El declive de la Marca España
Cuando Mariano Rajoy se encontró que el problema catalán –que había dejado pudrir por culpa de su inacción política– requería una actuación urgente barajó dos opciones: contentar el ala dura de su partido y a los que se encuentran todavía más a la derecha comiéndole votos (Ciudadanos) u ofrecer una imagen internacional de gobernante capacitado para solucionar problemas en vez de crearlos. Como ya es sabido, priorizó la primera, ya que él mismo había destruido cualquier posibilidad de ejercer como un estadista que aborda los problemas desde la raíz actuando con perspectiva histórica y visión de país.
Esto es lo que explica la represión policial del 1 de octubre, la voluntad de encarcelar a los miembros del Govern y a los dirigentes de las entidades soberanistas y la decisión de enardecer a las masas de toda España para obtener de ellas el orgullo por encima de la sensibilidad y la pasión por encima de la razón. Lo importante era vencer (aparentemente) al precio que fuera y a costa de su propio prestigio y el del país que preside.
La gestión del referéndum –y por extensión del problema catalán– que ha hecho Rajoy ha dejado en Europa una honda preocupación sobre la salud democrática y la capacidad del Gobierno para afrontar los problemas. Que Rajoy decidiera enviar a la Policía Nacional y la Guardia Civil a reprimir un referéndum que no podía impedir, porque el Govern le había ganado la partida introduciendo urnas y papeletas, ha generado estupefacción, no sólo en la opinión pública (y publicada) europea, sino también en las cancillerías.

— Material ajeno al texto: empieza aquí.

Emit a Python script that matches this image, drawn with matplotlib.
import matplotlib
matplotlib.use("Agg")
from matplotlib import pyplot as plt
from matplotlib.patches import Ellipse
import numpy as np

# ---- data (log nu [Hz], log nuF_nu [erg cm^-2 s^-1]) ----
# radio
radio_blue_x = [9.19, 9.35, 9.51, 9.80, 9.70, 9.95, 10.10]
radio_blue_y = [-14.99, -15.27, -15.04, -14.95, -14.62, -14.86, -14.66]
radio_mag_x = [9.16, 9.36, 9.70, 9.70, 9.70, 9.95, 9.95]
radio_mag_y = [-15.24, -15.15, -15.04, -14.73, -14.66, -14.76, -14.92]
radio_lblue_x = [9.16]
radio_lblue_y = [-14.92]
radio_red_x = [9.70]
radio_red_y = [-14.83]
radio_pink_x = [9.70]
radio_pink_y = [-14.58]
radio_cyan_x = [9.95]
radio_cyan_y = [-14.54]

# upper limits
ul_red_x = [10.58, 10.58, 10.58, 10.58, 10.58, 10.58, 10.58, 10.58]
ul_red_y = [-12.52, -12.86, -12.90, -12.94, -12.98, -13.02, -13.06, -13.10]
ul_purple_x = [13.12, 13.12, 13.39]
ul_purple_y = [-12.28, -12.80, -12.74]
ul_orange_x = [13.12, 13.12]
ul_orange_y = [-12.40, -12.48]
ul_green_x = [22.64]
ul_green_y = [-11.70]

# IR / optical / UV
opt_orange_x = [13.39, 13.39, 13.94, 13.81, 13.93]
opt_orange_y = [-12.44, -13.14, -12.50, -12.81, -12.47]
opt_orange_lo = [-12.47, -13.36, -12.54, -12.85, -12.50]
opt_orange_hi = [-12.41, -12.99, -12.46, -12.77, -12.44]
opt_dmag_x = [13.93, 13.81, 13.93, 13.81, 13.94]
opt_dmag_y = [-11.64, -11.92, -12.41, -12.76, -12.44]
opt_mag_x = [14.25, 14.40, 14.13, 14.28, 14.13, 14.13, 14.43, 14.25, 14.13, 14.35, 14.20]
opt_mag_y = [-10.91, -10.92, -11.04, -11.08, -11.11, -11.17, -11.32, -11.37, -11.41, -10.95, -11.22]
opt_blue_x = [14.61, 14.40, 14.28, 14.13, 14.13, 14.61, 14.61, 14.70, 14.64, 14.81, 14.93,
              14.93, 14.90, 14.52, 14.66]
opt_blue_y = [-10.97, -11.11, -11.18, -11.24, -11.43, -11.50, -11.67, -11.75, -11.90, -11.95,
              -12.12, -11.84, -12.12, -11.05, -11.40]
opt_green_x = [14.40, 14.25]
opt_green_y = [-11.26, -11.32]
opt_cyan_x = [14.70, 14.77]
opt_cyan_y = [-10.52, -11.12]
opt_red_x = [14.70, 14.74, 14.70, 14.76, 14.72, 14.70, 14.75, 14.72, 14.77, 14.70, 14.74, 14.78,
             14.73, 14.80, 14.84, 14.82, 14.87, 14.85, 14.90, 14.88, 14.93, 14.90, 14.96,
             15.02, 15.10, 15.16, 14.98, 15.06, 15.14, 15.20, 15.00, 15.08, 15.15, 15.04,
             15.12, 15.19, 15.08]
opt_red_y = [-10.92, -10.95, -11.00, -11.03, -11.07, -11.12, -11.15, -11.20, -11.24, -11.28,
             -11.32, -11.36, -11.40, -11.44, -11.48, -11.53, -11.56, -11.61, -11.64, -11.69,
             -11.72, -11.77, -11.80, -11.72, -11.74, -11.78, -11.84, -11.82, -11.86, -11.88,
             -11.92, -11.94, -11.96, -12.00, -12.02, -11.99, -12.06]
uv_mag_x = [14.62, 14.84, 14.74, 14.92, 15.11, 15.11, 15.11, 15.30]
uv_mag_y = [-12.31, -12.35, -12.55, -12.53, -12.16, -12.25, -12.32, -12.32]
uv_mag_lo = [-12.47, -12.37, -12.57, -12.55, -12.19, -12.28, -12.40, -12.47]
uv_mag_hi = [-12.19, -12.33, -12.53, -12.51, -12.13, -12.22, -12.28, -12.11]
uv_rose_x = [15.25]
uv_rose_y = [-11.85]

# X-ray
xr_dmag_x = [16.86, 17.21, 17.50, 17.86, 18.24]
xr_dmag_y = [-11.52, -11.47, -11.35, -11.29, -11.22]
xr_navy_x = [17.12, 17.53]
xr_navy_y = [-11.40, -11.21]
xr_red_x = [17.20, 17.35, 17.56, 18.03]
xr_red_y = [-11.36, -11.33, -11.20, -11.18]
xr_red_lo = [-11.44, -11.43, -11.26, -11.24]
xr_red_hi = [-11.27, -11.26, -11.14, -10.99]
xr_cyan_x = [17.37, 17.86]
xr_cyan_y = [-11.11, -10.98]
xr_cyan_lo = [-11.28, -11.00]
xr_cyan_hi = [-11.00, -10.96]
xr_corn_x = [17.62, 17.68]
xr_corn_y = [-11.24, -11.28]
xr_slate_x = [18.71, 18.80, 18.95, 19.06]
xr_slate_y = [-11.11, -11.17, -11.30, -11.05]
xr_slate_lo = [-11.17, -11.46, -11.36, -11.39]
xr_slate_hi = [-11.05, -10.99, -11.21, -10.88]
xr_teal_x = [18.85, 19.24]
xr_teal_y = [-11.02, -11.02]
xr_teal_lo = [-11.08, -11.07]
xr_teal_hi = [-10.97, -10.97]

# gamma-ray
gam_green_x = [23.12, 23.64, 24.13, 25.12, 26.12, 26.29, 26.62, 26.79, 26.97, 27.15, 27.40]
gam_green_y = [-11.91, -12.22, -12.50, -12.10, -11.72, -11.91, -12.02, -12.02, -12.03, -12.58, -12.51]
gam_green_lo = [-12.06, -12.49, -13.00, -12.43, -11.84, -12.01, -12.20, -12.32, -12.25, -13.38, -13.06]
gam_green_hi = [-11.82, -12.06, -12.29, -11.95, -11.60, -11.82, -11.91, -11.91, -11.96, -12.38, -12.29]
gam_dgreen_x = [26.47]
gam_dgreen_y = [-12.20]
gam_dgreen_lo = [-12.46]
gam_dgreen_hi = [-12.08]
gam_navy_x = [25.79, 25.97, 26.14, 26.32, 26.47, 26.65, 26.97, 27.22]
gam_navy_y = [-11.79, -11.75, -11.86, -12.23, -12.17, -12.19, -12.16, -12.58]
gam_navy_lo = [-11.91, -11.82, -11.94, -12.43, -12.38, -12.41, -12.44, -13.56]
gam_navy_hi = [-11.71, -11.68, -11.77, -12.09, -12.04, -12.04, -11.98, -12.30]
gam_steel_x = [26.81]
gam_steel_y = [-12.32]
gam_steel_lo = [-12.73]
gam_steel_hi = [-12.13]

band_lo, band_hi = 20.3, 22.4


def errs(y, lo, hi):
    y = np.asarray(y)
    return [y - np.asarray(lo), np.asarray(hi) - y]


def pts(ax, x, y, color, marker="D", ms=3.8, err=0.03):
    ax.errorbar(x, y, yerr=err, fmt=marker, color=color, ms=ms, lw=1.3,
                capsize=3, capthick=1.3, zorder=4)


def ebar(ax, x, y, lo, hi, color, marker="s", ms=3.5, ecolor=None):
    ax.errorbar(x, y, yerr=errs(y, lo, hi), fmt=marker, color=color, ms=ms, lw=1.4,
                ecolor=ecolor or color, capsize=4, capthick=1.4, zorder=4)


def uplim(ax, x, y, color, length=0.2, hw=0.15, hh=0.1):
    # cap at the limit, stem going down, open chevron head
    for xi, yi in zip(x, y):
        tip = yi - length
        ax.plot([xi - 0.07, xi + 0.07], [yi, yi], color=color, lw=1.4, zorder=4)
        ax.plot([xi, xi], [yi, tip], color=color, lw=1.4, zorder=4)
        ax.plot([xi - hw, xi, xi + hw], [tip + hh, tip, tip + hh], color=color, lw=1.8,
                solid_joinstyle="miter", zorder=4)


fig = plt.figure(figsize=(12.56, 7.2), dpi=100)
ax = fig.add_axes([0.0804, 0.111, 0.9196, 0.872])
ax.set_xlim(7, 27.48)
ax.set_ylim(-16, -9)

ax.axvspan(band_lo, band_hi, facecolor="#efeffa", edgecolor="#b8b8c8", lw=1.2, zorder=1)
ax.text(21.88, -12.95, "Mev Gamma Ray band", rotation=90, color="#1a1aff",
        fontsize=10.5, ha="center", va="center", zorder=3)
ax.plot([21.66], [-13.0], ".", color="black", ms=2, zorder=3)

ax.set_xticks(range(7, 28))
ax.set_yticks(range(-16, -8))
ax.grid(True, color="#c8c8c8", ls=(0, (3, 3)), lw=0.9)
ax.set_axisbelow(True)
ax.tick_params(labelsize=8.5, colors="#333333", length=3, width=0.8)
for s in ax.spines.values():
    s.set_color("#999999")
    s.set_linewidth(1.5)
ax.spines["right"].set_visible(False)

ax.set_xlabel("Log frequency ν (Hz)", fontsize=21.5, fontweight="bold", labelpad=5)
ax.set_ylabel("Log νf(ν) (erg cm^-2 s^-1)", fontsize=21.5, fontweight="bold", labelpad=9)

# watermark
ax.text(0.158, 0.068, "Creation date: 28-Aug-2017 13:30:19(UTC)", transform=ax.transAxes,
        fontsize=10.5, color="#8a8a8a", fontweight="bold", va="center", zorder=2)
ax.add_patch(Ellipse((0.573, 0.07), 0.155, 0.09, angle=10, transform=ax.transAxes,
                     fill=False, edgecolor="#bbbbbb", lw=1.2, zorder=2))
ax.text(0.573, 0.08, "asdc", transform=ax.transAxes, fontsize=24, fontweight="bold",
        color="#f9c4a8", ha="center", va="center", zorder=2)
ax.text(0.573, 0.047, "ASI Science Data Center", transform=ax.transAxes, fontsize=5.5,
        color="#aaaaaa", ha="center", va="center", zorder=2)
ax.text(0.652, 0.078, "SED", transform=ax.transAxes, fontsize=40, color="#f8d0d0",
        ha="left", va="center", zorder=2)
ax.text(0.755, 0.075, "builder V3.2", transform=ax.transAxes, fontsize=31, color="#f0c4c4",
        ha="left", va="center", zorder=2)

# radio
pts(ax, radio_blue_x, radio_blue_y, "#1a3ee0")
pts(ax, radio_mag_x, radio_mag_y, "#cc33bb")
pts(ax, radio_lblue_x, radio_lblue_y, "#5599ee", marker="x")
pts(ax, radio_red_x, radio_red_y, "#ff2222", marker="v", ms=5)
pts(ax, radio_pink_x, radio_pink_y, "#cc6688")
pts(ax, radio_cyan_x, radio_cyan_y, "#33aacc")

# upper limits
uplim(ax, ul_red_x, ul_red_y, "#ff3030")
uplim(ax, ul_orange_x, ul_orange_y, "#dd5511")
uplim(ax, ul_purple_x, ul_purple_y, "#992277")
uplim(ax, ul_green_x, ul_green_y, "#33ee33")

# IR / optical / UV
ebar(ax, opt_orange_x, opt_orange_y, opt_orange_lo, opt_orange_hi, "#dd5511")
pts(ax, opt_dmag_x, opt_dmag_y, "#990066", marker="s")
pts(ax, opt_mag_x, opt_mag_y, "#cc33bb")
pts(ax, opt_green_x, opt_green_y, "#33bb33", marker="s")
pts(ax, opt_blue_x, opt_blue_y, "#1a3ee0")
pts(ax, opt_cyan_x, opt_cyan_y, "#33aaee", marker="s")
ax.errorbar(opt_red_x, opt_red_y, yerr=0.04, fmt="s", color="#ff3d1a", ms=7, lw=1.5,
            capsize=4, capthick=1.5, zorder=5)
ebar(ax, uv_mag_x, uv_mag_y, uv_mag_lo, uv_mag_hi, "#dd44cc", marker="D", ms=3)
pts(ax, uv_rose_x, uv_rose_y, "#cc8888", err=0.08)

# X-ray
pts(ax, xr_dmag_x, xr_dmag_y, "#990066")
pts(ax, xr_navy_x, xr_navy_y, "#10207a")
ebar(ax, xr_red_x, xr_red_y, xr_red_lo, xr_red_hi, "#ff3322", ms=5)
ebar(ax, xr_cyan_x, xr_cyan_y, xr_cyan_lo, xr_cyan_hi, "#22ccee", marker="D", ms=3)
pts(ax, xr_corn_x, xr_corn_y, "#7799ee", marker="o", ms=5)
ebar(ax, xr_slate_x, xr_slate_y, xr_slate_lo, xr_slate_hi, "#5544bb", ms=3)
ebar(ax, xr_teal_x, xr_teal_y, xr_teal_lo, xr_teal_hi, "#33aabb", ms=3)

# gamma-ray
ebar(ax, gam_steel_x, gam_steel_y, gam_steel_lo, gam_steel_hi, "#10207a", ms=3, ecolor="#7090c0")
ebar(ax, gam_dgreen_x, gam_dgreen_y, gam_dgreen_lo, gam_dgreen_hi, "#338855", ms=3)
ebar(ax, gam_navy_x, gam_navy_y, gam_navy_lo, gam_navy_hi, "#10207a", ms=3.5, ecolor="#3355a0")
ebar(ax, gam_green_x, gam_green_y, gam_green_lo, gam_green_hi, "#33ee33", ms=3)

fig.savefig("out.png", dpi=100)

Efectivamente, ningún dirigente europeo se ha salido del guion, porque no podían aplaudir, como era evidente, la torpe alternativa del Govern: saltarse la ley para culminar un objetivo avalado por el mandato surgido de las elecciones. Eso forma parte del cualquier manual de política internacional, algo que los dirigentes soberanistas han obviado de manera ingenua.
Pero con lo que no contaba el Gobierno de Rajoy es con la interminable lista de políticos europeos que cuestionarían en público su actuación: primeros ministros (el belga Charles Michel), exprimeros ministros (el también belga Elio Di Rupo o el esloveno Alojz Peterle), expresidentes (el finlandés Martti Ahtisaari), excandidatos a la presidencia (los franceses Ségolène Royal y Benoit Hammon) o exvicepresidentes de la UE (Viviane Reding) y una lista inacabable, a la que cabría sumar los infinitos reproches recibidos fuera de los circuitos públicos.

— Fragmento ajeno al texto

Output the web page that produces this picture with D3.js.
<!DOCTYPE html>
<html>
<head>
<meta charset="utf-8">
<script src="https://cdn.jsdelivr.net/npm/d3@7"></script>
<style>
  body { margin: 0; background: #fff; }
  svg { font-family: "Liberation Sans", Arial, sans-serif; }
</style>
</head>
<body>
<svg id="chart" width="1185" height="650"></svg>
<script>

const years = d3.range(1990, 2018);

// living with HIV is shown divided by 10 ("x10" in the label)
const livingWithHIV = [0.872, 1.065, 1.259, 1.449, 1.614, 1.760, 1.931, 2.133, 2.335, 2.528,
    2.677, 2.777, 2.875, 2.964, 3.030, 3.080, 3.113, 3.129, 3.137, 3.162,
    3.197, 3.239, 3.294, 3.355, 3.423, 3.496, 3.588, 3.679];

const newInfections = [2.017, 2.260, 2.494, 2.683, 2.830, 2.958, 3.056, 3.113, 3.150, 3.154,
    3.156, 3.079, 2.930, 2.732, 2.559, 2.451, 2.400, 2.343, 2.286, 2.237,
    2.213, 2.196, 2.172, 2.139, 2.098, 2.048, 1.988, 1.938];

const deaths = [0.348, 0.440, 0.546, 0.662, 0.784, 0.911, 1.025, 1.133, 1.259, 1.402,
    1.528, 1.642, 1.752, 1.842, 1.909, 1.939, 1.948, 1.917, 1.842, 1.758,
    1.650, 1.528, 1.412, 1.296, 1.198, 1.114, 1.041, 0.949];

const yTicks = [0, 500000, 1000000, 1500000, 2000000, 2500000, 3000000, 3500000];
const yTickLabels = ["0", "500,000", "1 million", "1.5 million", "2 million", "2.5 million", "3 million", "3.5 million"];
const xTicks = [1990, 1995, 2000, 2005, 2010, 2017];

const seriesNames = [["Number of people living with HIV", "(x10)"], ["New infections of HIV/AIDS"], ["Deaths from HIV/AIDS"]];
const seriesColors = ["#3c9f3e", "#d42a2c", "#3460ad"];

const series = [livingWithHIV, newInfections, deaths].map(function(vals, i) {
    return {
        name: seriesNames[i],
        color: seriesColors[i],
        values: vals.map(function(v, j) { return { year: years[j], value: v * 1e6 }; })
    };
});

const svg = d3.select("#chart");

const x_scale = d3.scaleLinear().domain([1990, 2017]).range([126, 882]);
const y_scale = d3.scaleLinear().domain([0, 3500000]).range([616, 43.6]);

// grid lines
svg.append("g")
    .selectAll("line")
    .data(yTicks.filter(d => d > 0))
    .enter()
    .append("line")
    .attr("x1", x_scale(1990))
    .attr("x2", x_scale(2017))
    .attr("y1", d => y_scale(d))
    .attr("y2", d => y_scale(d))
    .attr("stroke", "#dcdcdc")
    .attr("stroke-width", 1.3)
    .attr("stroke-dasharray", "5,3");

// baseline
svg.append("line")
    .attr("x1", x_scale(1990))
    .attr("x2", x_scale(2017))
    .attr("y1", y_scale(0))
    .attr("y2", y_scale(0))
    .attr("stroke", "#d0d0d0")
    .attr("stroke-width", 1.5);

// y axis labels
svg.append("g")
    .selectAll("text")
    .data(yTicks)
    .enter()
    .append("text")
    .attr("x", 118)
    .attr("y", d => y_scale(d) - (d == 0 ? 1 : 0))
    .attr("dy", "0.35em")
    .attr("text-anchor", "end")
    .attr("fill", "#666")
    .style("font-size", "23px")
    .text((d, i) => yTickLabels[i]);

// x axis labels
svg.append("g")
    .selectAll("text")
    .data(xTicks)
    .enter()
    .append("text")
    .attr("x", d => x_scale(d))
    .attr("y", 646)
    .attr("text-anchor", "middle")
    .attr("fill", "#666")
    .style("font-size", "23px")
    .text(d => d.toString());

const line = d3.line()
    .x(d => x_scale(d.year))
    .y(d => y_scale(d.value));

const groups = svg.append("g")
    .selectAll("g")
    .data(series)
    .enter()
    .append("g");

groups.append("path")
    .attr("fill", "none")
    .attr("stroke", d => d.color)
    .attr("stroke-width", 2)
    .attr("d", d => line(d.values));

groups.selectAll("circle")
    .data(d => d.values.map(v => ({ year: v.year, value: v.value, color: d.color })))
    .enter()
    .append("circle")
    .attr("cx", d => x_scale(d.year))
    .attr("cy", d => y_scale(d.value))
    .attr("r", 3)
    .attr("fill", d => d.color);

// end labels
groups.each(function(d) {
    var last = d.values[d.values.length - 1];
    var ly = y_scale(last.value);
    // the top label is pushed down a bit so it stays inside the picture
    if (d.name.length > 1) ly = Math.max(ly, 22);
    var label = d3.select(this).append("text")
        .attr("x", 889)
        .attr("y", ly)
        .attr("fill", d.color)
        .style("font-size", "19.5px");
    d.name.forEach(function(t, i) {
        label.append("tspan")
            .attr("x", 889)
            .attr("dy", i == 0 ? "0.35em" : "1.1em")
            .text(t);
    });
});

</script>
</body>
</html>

Tampoco contemplaba como un problema mayor que las cabeceras más prestigiosas del planeta (desde el Financial Times hasta el Washington Post pasando por The Times) no ahorrasen críticas a la gestión del problema y a la necesidad de abordarlo en un marco político y no judicial.
El balance que hace Rajoy y su caravana político-mediática es, como era de esperar, radicalmente diferente y señalan que las críticas públicas han resultado escasas, los políticos que las han pronunciado son de segundo nivel y ningún medio ha apostado por la unilateralidad. ¿Tal vez haya recibido España en los últimos cinco años tantos elogios internacionales como críticas en las últimas cinco semanas? ¿O es que alguien es tan iluso para imaginarse que Merkel, Macron y May –que, por cierto, no han lanzado ningún apoyo a la política de Rayoy tras la encarcelación de los miembros del Govern– no se limitaran a decir lo que tímidamente y sin convicción expresaron refiriéndose a que el asunto es de orden interno y debe resolverse en el marco de la ley? ¿Y realmente existe alguna cabecera seria en el mundo occidental que aplauda la vía unilateral para conseguir algo tan lícito como el derecho de autodeterminación? La torpeza es de tal nivel que su ministro de Exteriores se permitió reducir la represión policial del 1 de octubre a las fake news, desconociendo que en el mundo anglosajón no hay nada de peor prestigio que la mentira.
La Marca España ha quedado seriamente dañada. No es que gozase de una salud de hierro y ni ejerciese atractiva capacidad de seducción, pero es cierto que en los últimos cuarenta años España ha sido un ejemplo en las esferas europeas de cómo un país con escasa tradición democrática ha sido capaz de afianzarse económica y políticamente en el marco continental. Las imágenes de policías pegando a votantes que se colaron en las televisiones de toda Europa y medio mundo van a tardar en olvidarse. Y la torpeza que han mostrado los poderes del Estado (ejecutivo, legislativo y judicial) para afianzar el encaje de Catalunya generan un panorama que lo que realmente existe en el sur de Europa no es el problema catalán, sino el problema español.